● **Dataset records**:
§ §

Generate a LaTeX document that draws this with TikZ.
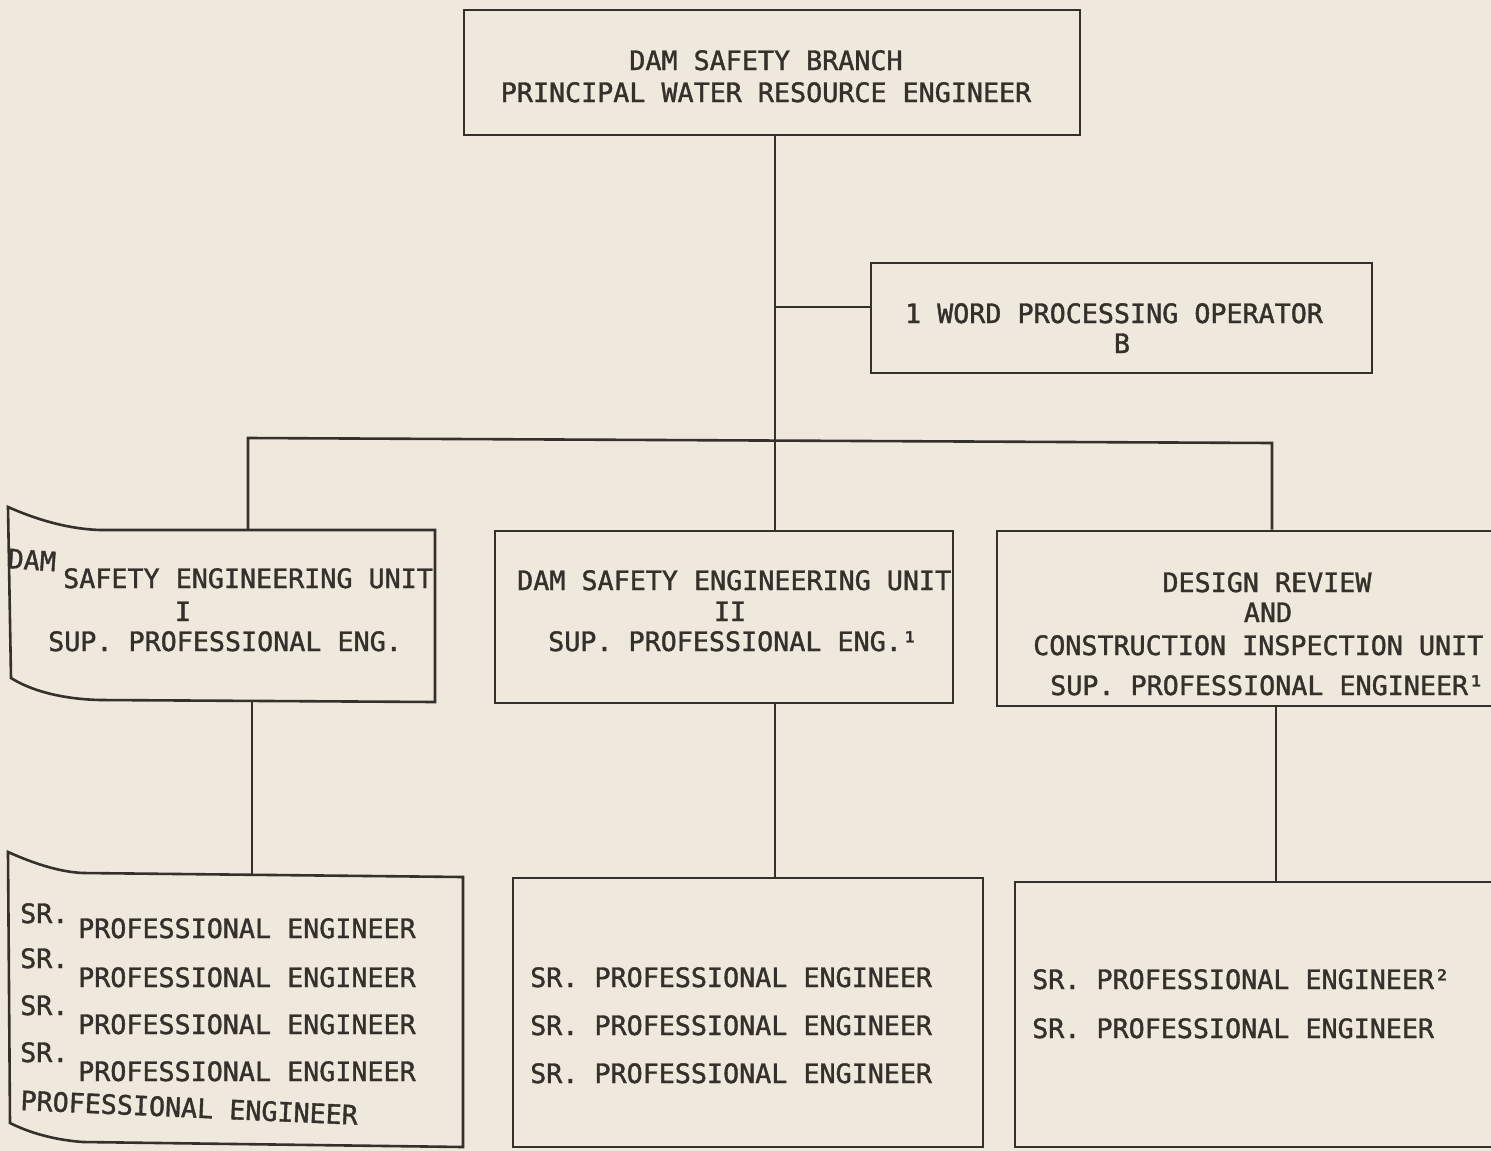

§ §

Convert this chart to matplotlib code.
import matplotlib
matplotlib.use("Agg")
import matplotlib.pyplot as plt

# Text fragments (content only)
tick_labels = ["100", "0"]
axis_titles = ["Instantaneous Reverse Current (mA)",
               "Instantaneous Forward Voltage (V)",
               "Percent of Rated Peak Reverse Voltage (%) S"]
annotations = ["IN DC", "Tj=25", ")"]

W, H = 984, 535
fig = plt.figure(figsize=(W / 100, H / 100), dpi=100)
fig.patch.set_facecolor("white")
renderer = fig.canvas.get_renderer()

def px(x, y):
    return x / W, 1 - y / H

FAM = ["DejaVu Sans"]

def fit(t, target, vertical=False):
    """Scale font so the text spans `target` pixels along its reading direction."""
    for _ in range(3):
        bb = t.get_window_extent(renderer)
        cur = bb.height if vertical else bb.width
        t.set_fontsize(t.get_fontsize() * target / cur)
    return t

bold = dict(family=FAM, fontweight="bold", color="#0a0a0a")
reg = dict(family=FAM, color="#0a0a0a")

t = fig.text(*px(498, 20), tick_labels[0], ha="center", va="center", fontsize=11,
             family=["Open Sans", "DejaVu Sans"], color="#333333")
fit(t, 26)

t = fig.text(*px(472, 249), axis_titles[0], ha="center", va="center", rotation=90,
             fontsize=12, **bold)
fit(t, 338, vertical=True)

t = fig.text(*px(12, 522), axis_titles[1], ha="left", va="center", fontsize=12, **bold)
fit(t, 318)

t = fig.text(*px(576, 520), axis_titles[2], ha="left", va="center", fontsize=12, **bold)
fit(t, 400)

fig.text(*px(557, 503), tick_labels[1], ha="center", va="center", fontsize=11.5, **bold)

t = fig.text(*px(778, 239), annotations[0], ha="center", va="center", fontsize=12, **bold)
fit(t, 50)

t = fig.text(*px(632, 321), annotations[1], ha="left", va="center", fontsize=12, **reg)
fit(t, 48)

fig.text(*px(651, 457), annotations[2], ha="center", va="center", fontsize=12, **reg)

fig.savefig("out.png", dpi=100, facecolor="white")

§ §

● **What to produce**: Return only the stretch of the material above from the line holding "Convert this chart to matplotlib code." through the line holding "import matplotlib.pyplot as plt", copied exactly.

● **Expected answer**:
Convert this chart to matplotlib code.
import matplotlib
matplotlib.use("Agg")
import matplotlib.pyplot as plt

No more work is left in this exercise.